I was nervous at first. I suspected that he intentionally saved the front passenger seat for me, and so these people were probably aching to see who the freshman Andres dragged along was like. Quietly, I sank into the chair and thought about how I can mirror them so that they would start to like me.
Suddenly I hear a voice say my name.
“Luna! Do you go by Luna or Eloise? I’ve heard both.”
Dominique DuPont was sitting in the middle of the second row. She was everything I’d ever wanted to be– classy, elegant, naturally beautiful– and I’d seen her around campus looking regal as ever in her signature heels, jeans, and blouse topped with a chic updo. There she was, in the row behind me. Suddenly, she was so accessible. When I turn to face her, she smiles sweetly.
I tell her that I go by Luna (I’ve got to do it for consistency’s sake), realize that she knows my name, and think how simple it would have been to have just been myself from the start. I didn’t need to be high school popular, because high school popularity is overrated and stupid. College’s effortless popularity was so much cooler because I got to be myself, hang around people like Dominique DuPont who ooze grace and self-respect, and be treated with kindness and dignity.

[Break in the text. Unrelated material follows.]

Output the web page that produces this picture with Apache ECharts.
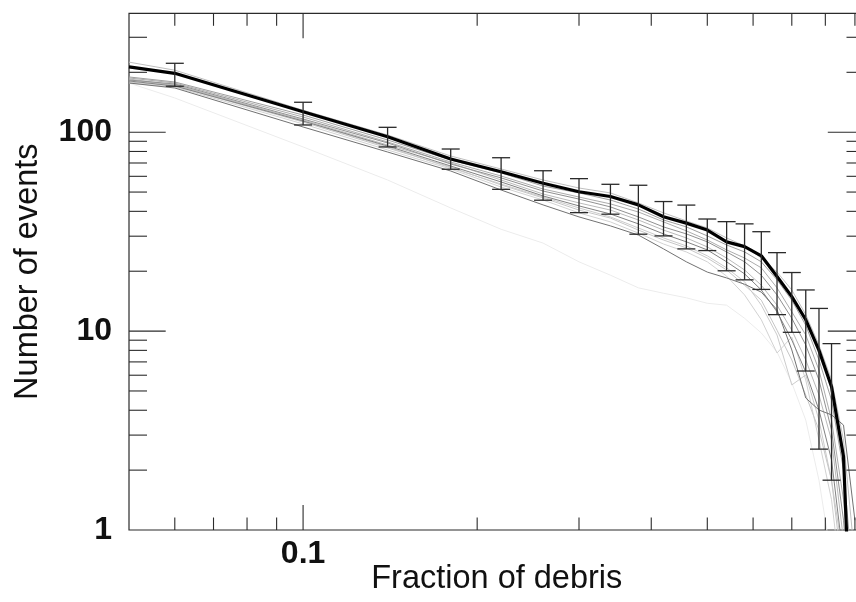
<!DOCTYPE html>
<html><head><meta charset="utf-8">
<script src="https://cdn.jsdelivr.net/npm/echarts@6/dist/echarts.min.js"></script>
<style>html,body{margin:0;padding:0;background:#fff}#c{width:856px;height:602px}</style>
</head><body><div id="c"></div>
<script>
// ---------- data ----------
const xGrid = [0.05,0.06,0.10,0.14,0.18,0.22,0.26,0.30,0.34,0.38,0.42,0.46,0.50,0.54,0.58,0.62,0.66,0.70,0.74,0.78,0.82,0.86,0.90];
const mainX = [0.05,0.06,0.10,0.14,0.18,0.22,0.26,0.30,0.34,0.38,0.42,0.46,0.50,0.54,0.58,0.62,0.66,0.70,0.74,0.78,0.82,0.86,0.88];
const mainY = [213,197.7,126.8,94.9,73.3,63.3,55.4,50.2,47.5,43.1,37.6,34.9,32.2,28.1,26.6,23.9,18.8,14.9,11.4,8.0,5.25,2.34,0.45];

const errX    = [0.06,0.10,0.14,0.18,0.22,0.26,0.30,0.34,0.38,0.42,0.46,0.50,0.54,0.58,0.62,0.66,0.70,0.74,0.78,0.82];
const errHigh = [222,141.4,105.8,82.3,74.4,64.0,58.4,54.7,54.1,44.8,43.0,36.6,35.5,34.6,31.6,24.8,19.7,16.1,13.0,8.65];
const errLow  = [170.2,108.7,84.3,65.1,51.6,45.5,39.4,38.7,30.7,30.1,25.9,25.4,20.1,18.1,16.2,12.1,9.86,6.30,2.55,1.78];

const gray1  = [225,205,129,96.8,75.9,65.3,57.5,52.4,49.5,44.1,39.3,35.8,33.0,29.4,26.8,23.3,19.8,16.1,12.1,8.51,5.68,2.83,0.71];
const gray2  = [189.5,178.8,122.0,91.4,72.5,62.4,53.6,49.5,45.6,41.1,36.2,33.4,30.1,27.1,25.0,22.3,18.1,14.3,10.7,7.16,4.50,2.00,0.44];
const gray3  = [187.3,176.7,119.2,89.3,70.8,60.2,51.8,47.2,43.6,39.7,35.4,31.9,28.7,25.6,23.3,20.8,16.5,12.5,9.56,6.37,3.57,1.42,0.35];
const gray4  = [182.9,174.7,116.5,88.3,69.2,58.9,50.6,46.1,42.1,37.5,33.4,30.8,28.1,25.0,22.3,19.1,15.2,11.6,8.51,5.68,3.18,1.12,0.25];
const gray5  = [185.1,172.7,115.2,86.2,70.0,57.5,48.9,44.1,40.6,36.2,32.2,29.4,26.5,23.3,20.3,17.0,13.5,10.1,7.16,4.77,2.83,0.89,0.25];
const gray6  = [180.9,170.7,113.8,85.2,67.6,56.2,47.8,42.6,38.8,34.6,30.8,28.1,25.6,22.3,19.4,16.1,12.5,9.02,6.23,4.01,2.25,0.71,0.14];
const gray7  = [178.8,170.7,112.5,83.3,66.8,54.3,46.7,40.6,37.0,32.2,28.7,26.2,23.3,20.3,17.0,14.3,10.1,7.16,4.77,3.18,1.78,0.56,0.14];
const gray8  = [176.7,168.7,110.0,81.4,65.3,53.0,45.6,39.3,35.4,31.1,27.4,25.0,22.3,18.9,15.2,11.4,7.76,9.34,5.68,2.83,1.42,0.44,0.14];
const gray9  = [182.9,172.7,113.8,84.3,66.1,54.9,47.2,41.6,37.5,33.0,29.4,26.8,23.9,20.8,17.7,13.5,9.56,5.36,6.02,3.57,1.78,0.71,0.14];
const gray10 = [176.7,166.8,106.2,79.5,63.8,51.2,43.1,37.5,33.8,30.4,25.9,22.3,19.8,18.5,17.2,15.7,12.8,8.04,4.61,4.01,3.79,3.37,1.12];
const gray11 = [176.7,148.6,84.3,57.5,41.6,32.5,27.7,22.3,19.1,16.5,15.5,14.7,13.8,13.5,11.6,9.78,7.85,5.49,3.57,1.78,0.71,0.30,0.10];
const grayLines  = [gray11,gray8,gray9,gray7,gray5,gray1,gray3,gray2,gray4,gray6,gray10];
const grayColors = ['#ececec','#d2d2d2','#cbcbcb','#c6c6c6','#bababa','#bfbfbf','#acacac','#9e9e9e','#909090','#828282','#727272'];

const xMajorTicks = [0.1];
const xMinorTicks = [0.06,0.07,0.08,0.09,0.2,0.3,0.4,0.5,0.6,0.7,0.8,0.9];
const yMajorTicks = [10,100];
const yMinorTicks = [2,3,4,5,6,7,8,9,20,30,40,50,60,70,80,90,200,300];
const xTickLabels = [0.1];
const yTickLabels = [1,10,100];

const X_MIN = 0.05, X_MAX = 0.935, Y_MIN = 1, Y_MAX = 396;

// ---------- chart ----------
const chart = echarts.init(document.getElementById('c'), null, {renderer:'canvas'});

const tickData = [];
xMajorTicks.forEach(v => tickData.push([v, Y_MIN, 0, 1]));
xMinorTicks.forEach(v => tickData.push([v, Y_MIN, 0, 0]));
yMajorTicks.forEach(v => tickData.push([X_MIN, v, 1, 1]));
yMinorTicks.forEach(v => tickData.push([X_MIN, v, 1, 0]));

const labelData = [];
xTickLabels.forEach(v => labelData.push([v, Y_MIN, 0]));
yTickLabels.forEach(v => labelData.push([X_MIN, v, 1]));

const FONT = '"Liberation Sans", Arial, Helvetica, sans-serif';
const tickStyle = {stroke:'#2b2b2b', lineWidth:1.1};

function renderTick(params, api) {
  const cs = params.coordSys;
  const p = api.coord([api.value(0), api.value(1)]);
  const kind = api.value(2), major = api.value(3);
  const bottom = cs.y + cs.height, right = cs.x + cs.width;
  if (kind === 0) {
    const L = major ? 25 : 12.5;
    return {type:'group', children:[
      {type:'line', shape:{x1:p[0], y1:bottom, x2:p[0], y2:bottom - L}, style:tickStyle},
      {type:'line', shape:{x1:p[0], y1:cs.y, x2:p[0], y2:cs.y + L}, style:tickStyle}
    ]};
  }
  const L = major ? 36.7 : 18;
  return {type:'group', children:[
    {type:'line', shape:{x1:cs.x, y1:p[1], x2:cs.x + L, y2:p[1]}, style:tickStyle},
    {type:'line', shape:{x1:right, y1:p[1], x2:right - L, y2:p[1]}, style:tickStyle}
  ]};
}

function renderLabel(params, api) {
  const cs = params.coordSys;
  const v0 = api.value(0), v1 = api.value(1), kind = api.value(2);
  const p = api.coord([v0, v1]);
  if (kind === 0) {
    return {type:'text', style:{text:String(v0), x:p[0], y:cs.y + cs.height + 8,
      textAlign:'center', textVerticalAlign:'top', font:'bold 32px ' + FONT, fill:'#111'}};
  }
  return {type:'text', style:{text:String(v1), x:cs.x - 17, y:p[1],
    textAlign:'right', textVerticalAlign:'middle', font:'bold 32px ' + FONT, fill:'#111'}};
}

function renderErr(params, api) {
  const x = api.value(0);
  const lo = api.coord([x, api.value(1)]);
  const hi = api.coord([x, api.value(2)]);
  const w = 9;
  const st = {stroke:'#2a2a2a', lineWidth:1.3};
  return {type:'group', children:[
    {type:'line', shape:{x1:lo[0], y1:lo[1], x2:hi[0], y2:hi[1]}, style:st},
    {type:'line', shape:{x1:hi[0]-w, y1:hi[1], x2:hi[0]+w, y2:hi[1]}, style:st},
    {type:'line', shape:{x1:lo[0]-w, y1:lo[1], x2:lo[0]+w, y2:lo[1]}, style:st}
  ]};
}

const series = [];
grayLines.forEach((arr, i) => {
  series.push({type:'line', data:xGrid.map((x, j) => [x, arr[j]]), symbol:'none', silent:true,
    clip:true, lineStyle:{color:grayColors[i], width:1}, z:2});
});
series.push({type:'line', data:mainX.map((x, j) => [x, mainY[j]]), symbol:'none', silent:true,
  clip:true, lineStyle:{color:'#000', width:3.2}, z:3});
series.push({type:'custom', renderItem:renderErr, data:errX.map((x, j) => [x, errLow[j], errHigh[j]]),
  encode:{x:0, y:[1,2]}, silent:true, z:4});
series.push({type:'custom', renderItem:renderTick, data:tickData, encode:{x:0, y:1}, silent:true, z:5});
series.push({type:'custom', renderItem:renderLabel, data:labelData, encode:{x:0, y:1}, silent:true, z:5});

chart.setOption({
  animation:false,
  backgroundColor:'#fff',
  grid:{left:129, top:13.3, width:735.5, height:516.7, show:true, borderColor:'#2b2b2b', borderWidth:1.2,
        containLabel:false, outerBoundsMode:'none'},
  xAxis:{type:'log', logBase:10, min:X_MIN, max:X_MAX,
    axisLine:{show:false}, axisTick:{show:false}, axisLabel:{show:false}, splitLine:{show:false},
    name:'Fraction of debris', nameLocation:'middle', nameGap:33,
    nameTextStyle:{fontFamily:FONT, fontSize:32.5, color:'#111'}},
  yAxis:{type:'log', logBase:10, min:Y_MIN, max:Y_MAX,
    axisLine:{show:false}, axisTick:{show:false}, axisLabel:{show:false}, splitLine:{show:false},
    name:'Number of events', nameLocation:'middle', nameGap:84, nameRotate:90,
    nameTextStyle:{fontFamily:FONT, fontSize:32.5, color:'#111'}},
  series:series
});
</script></body></html>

The party was an intimate gathering between a few people, and where, in my old friend group, I would have been ignored and pushed aside, people were actively engaging me in activities. They wanted me there. I was wanted. There was no pressure to be someone else because they were all interested in the real me. Music was pumping loudly through the speakers, everyone was laughing, and it was the first time I genuinely felt at home at my school. Dominique grabbed my hand and lead me to the center of the room. She twirled me. While we danced, I forgot about the drama, the peer pressure, the backstabbing, and the pandemonium of my first few months of college. Instead, all I kept thinking was, I’m so so happy.